I know many things about myself, but two things I am most proud of are my resiliency and my sense of humor.
These two qualities have gotten me through some deep, dark times. For example, recently they got me through a haircut.
My personal style can be described as “casual,” “low-maintenance,” or “given up,” depending on who you ask or how hard I’ve tried. I don’t have a hairstyle so much as I have hair. I wash and condition it, and blow it dry enough that my bangs don’t do a flippy-shwoopy thing and call it a day.
My mother-in-law treated me to a pedicure for my birthday, and it took me three months to redeem the gift certificate. I was conversing with Nga, and sort of watching the comings and goings of the salon, enjoying the out-of-the-ordinary pampering, when a woman walked in, gestured sort of helplessly to her head, and proceeded to a hairstylist’s station. Several minutes later I glanced up and saw the same woman get up from the station, completely transformed. I immediately said, “I want her to do my hair!”
Two weeks later I called in and got an appointment for the following afternoon. I went through some pictures of hairstyles I liked and optimistically took a selfie to show my “before.”

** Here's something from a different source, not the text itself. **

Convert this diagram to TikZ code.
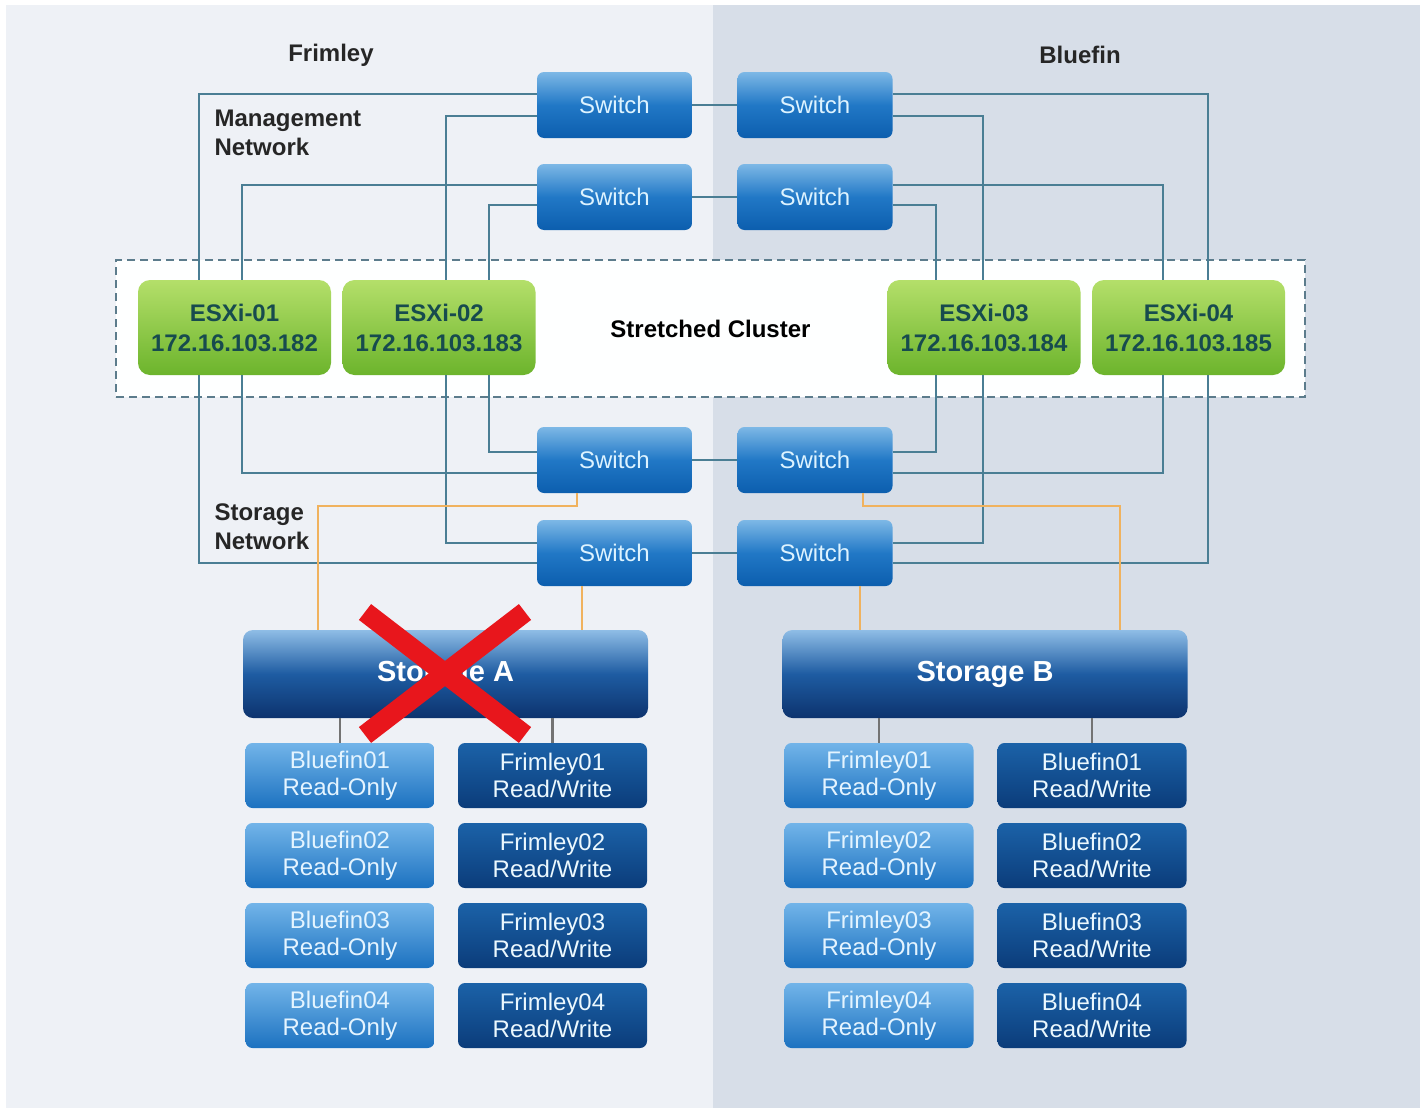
\documentclass[tikz,border=0pt]{standalone}
\usepackage{fontspec}
\setmainfont{Liberation Sans}
\usetikzlibrary{calc}
\definecolor{leftbg}{HTML}{EEF1F6}
\definecolor{rightbg}{HTML}{D7DEE8}
\definecolor{swtop}{HTML}{7DB8E6}
\definecolor{swmid}{HTML}{2178C6}
\definecolor{swbot}{HTML}{0C5EAE}
\definecolor{swtext}{HTML}{DDF3FF}
\definecolor{esxtop}{HTML}{B4DF6A}
\definecolor{esxbot}{HTML}{6CB42C}
\definecolor{esxtext}{HTML}{174B4E}
\definecolor{sttop}{HTML}{8FBDE6}
\definecolor{stmid}{HTML}{1E5CA2}
\definecolor{stbot}{HTML}{0D336E}
\definecolor{rotop}{HTML}{72B4E9}
\definecolor{robot}{HTML}{1C72C0}
\definecolor{rotext}{HTML}{E4F4FF}
\definecolor{rwtop}{HTML}{1B62A8}
\definecolor{rwbot}{HTML}{0B3C7A}
\definecolor{lanline}{HTML}{4A7E94}
\definecolor{sanline}{HTML}{F0B25E}
\definecolor{dashline}{HTML}{5C7C8C}
\definecolor{crossred}{HTML}{E8161C}

\begin{document}
\begin{tikzpicture}[x=1pt,y=-1pt]
\tikzset{switchbox/.style={rounded corners=7pt,top color=swtop,bottom color=swbot,middle color=swmid,
  minimum width=155pt,minimum height=66pt,inner sep=0pt,text=swtext,font=\fontsize{24}{28}\selectfont},
esxbox/.style={rounded corners=12pt,top color=esxtop,bottom color=esxbot,minimum width=193pt,
  minimum height=95pt,inner sep=0pt,align=center,text=esxtext,font=\fontsize{24}{30}\selectfont\bfseries},
storebox/.style={rounded corners=10pt,top color=sttop,bottom color=stbot,middle color=stmid,
  minimum width=405pt,minimum height=88pt,inner sep=0pt,text=white,font=\fontsize{29}{32}\selectfont\bfseries},
robox/.style={rounded corners=7pt,top color=rotop,bottom color=robot,minimum width=189pt,minimum height=65pt,
  inner sep=0pt,align=center,text=rotext,font=\fontsize{24}{27}\selectfont},
rwbox/.style={robox,top color=rwtop,bottom color=rwbot,text=white!92!cyan},
cluster/.style={draw=dashline,line width=2pt,dash pattern=on 8pt off 5pt,fill=white!97!leftbg,
  minimum width=1189pt,minimum height=137pt,font=\fontsize{24}{28}\selectfont\bfseries},
site/.style={font=\fontsize{24}{29}\selectfont\bfseries,text=black!85,align=left},
lan/.style={draw=lanline,line width=2.2pt},
san/.style={draw=sanline,line width=2.4pt}}
\useasboundingbox (0,0) rectangle (1428,1111);
\fill[white] (0,0) rectangle (1428,1111);
\fill[leftbg] (6,5) rectangle (713,1108);
\fill[rightbg] (713,5) rectangle (1420,1108);

% sites and networks
\node[site] (frim) at (331,55) {Frimley};
\node[site] (blue) at (1080,55) {Bluefin};
\node[site,anchor=west] (mgmt) at (211,132.5) {Management\\Network};
\node[site,anchor=west] (stor) at (211,526.5) {Storage\\Network};
\node[cluster] (clu) at (710.5,328.5) {Stretched Cluster};

% switches
\node[switchbox] (sw1) at (614.5,105) {Switch};
\node[switchbox] (sw2) at (815,105) {Switch};
\node[switchbox] (sw3) at (614.5,197) {Switch};
\node[switchbox] (sw4) at (815,197) {Switch};
\node[switchbox] (sw5) at (614.5,460) {Switch};
\node[switchbox] (sw6) at (815,460) {Switch};
\node[switchbox] (sw7) at (614.5,553) {Switch};
\node[switchbox] (sw8) at (815,553) {Switch};

% hosts
\node[esxbox] (esx1) at (234.5,327.5) {ESXi-01\\172.16.103.182};
\node[esxbox] (esx2) at (439,327.5) {ESXi-02\\172.16.103.183};
\node[esxbox] (esx3) at (984,327.5) {ESXi-03\\172.16.103.184};
\node[esxbox] (esx4) at (1188.5,327.5) {ESXi-04\\172.16.103.185};

% storage
\node[storebox] (stA) at (445.5,674) {Storage A};
\node[storebox] (stB) at (985,674) {Storage B};
\node[robox] (va1) at (340,775.5) {Bluefin01\\Read-Only};
\node[rwbox] (wa1) at (552.5,775.5) {Frimley01\\Read/Write};
\node[robox] (va2) at (340,855.5) {Bluefin02\\Read-Only};
\node[rwbox] (wa2) at (552.5,855.5) {Frimley02\\Read/Write};
\node[robox] (va3) at (340,935.5) {Bluefin03\\Read-Only};
\node[rwbox] (wa3) at (552.5,935.5) {Frimley03\\Read/Write};
\node[robox] (va4) at (340,1015.5) {Bluefin04\\Read-Only};
\node[rwbox] (wa4) at (552.5,1015.5) {Frimley04\\Read/Write};
\node[robox] (vb1) at (879,775.5) {Frimley01\\Read-Only};
\node[rwbox] (wb1) at (1092,775.5) {Bluefin01\\Read/Write};
\node[robox] (vb2) at (879,855.5) {Frimley02\\Read-Only};
\node[rwbox] (wb2) at (1092,855.5) {Bluefin02\\Read/Write};
\node[robox] (vb3) at (879,935.5) {Frimley03\\Read-Only};
\node[rwbox] (wb3) at (1092,935.5) {Bluefin03\\Read/Write};
\node[robox] (vb4) at (879,1015.5) {Frimley04\\Read-Only};
\node[rwbox] (wb4) at (1092,1015.5) {Bluefin04\\Read/Write};

% management network
\draw[lan] (sw1) -- (sw2);
\draw[lan] (sw3) -- (sw4);
\draw[lan] ($(sw1.west)+(0,-11)$) -| ($(esx1.north)+(-35.5,0)$);
\draw[lan] ($(sw1.west)+(0,11)$) -| ($(esx2.north)+(7,0)$);
\draw[lan] ($(sw3.west)+(0,-12)$) -| ($(esx1.north)+(7.5,0)$);
\draw[lan] ($(sw3.west)+(0,8)$) -| ($(esx2.north)+(50,0)$);
\draw[lan] ($(sw2.east)+(0,-11)$) -| ($(esx4.north)+(19.5,0)$);
\draw[lan] ($(sw2.east)+(0,11)$) -| ($(esx3.north)+(-1,0)$);
\draw[lan] ($(sw4.east)+(0,-12)$) -| ($(esx4.north)+(-25.5,0)$);
\draw[lan] ($(sw4.east)+(0,8)$) -| ($(esx3.north)+(-48,0)$);

% storage network
\draw[lan] (sw5) -- (sw6);
\draw[lan] (sw7) -- (sw8);
\draw[lan] ($(sw5.west)+(0,-8)$) -| ($(esx2.south)+(50,0)$);
\draw[lan] ($(sw5.west)+(0,13)$) -| ($(esx1.south)+(7.5,0)$);
\draw[lan] ($(sw7.west)+(0,-10)$) -| ($(esx2.south)+(7,0)$);
\draw[lan] ($(sw7.west)+(0,10)$) -| ($(esx1.south)+(-35.5,0)$);
\draw[lan] ($(sw6.east)+(0,-8)$) -| ($(esx3.south)+(-48,0)$);
\draw[lan] ($(sw6.east)+(0,13)$) -| ($(esx4.south)+(-25.5,0)$);
\draw[lan] ($(sw8.east)+(0,-10)$) -| ($(esx3.south)+(-1,0)$);
\draw[lan] ($(sw8.east)+(0,10)$) -| ($(esx4.south)+(19.5,0)$);

% storage uplinks
\draw[san] ($(sw5.south)+(-37.5,0)$) -- ++(0,13) -| ($(stA.north)+(-127.5,0)$);
\draw[san] ($(sw7.south)+(-32.5,0)$) -- ($(stA.north)+(136.5,0)$);
\draw[san] ($(sw6.south)+(48,0)$) -- ++(0,13) -| ($(stB.north)+(135,0)$);
\draw[san] ($(sw8.south)+(45,0)$) -- ($(stB.north)+(-125,0)$);
\draw[lan,draw=black!55] (va1.north |- stA.south) -- (va1.north);
\draw[lan,draw=black!55] (wa1.north |- stA.south) -- (wa1.north);
\draw[lan,draw=black!55] (vb1.north |- stB.south) -- (vb1.north);
\draw[lan,draw=black!55] (wb1.north |- stB.south) -- (wb1.north);

% failed array
\draw[crossred,line width=20pt] ($(stA.center)+(-80.5,-62)$) -- ($(stA.center)+(79.5,61)$);
\draw[crossred,line width=20pt] ($(stA.center)+(79.5,-62)$) -- ($(stA.center)+(-80.5,61)$);
\end{tikzpicture}
\end{document}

My hairstylist was Chi, Nga’s sister, and she looked at my potential hairstyle photos and nodded wisely, approving of the length I had selected. She added, “And you want highlights, too?”
I said no, I don’t do anything to my hair but cut it every so often. I can’t use products like gel or mousse or hair spray, and I am not willing to dye it and need to come in and spend money every few weeks to deal with the dye growing out. Chi assured me she could do highlights very subtly, and long story short, a few minutes later I found myself being wrapped in foil packets and settled under the dryer. After another few minutes had gone by, Chi came to check on me, and when she unwrapped a foil packet she exclaimed in an urgent and surprised voice, “Oh! Your hair is very quick! It is blonde!”
For the record, urgent and surprised are never good from a hairstylist.
I was whisked out of under the dryer and into the sink faster than I could say anything, but inside I was chanting, “It’s only hair. It’s only hair. It’s only hair.”
Chi led me to her station and took the towel off, simultaneously spinning – well, more whipping than spinning-- the chair so that I was faced away from the mirror. A coworker standing by nodded wisely, telling me, “It’s for the transformation.”
Transformation? That can’t be good. Again, internal chant: “It’s only hair, it’s only hair. Bleached stripes will grow out, right?”
When Chi turned the chair around, though, my hair was not bleached stripes. It was a soft, subtle, delicate highlighted bob, and it was lovely. The bangs were just the right length, the cut was flattering, and it was well done. I looked brighter and -- dare I say -- younger? Chi smoothed a smidge of something on the top to smooth it, I thanked her profusely, paid, and trekked across the mall back to my car, feeling extra cute and jaunty in my new extra cute and jaunty haircut. Many people looked, which I put down to the cute and jaunty hair and the extra cute feeling I had in my jaunt.
When I got to my car, I peeked in the mirror to admire the cut again, and I realized the little pomade stuff Chi had smoothed on had not dried thoroughly before I set off across the mall all jauntily, and the result was that the bangs had fluffed way up and fanned way out and held that way. I had full-blown plumage. And even better, the pomade stuff had gone ahead and assumed I was going for plumage, and it was holding nice and firm.
It’s settled down now, and two weeks later I am still enjoying my subtle, no-bleached-stripes, no-plumage new cute and jaunty “after” hairstyle.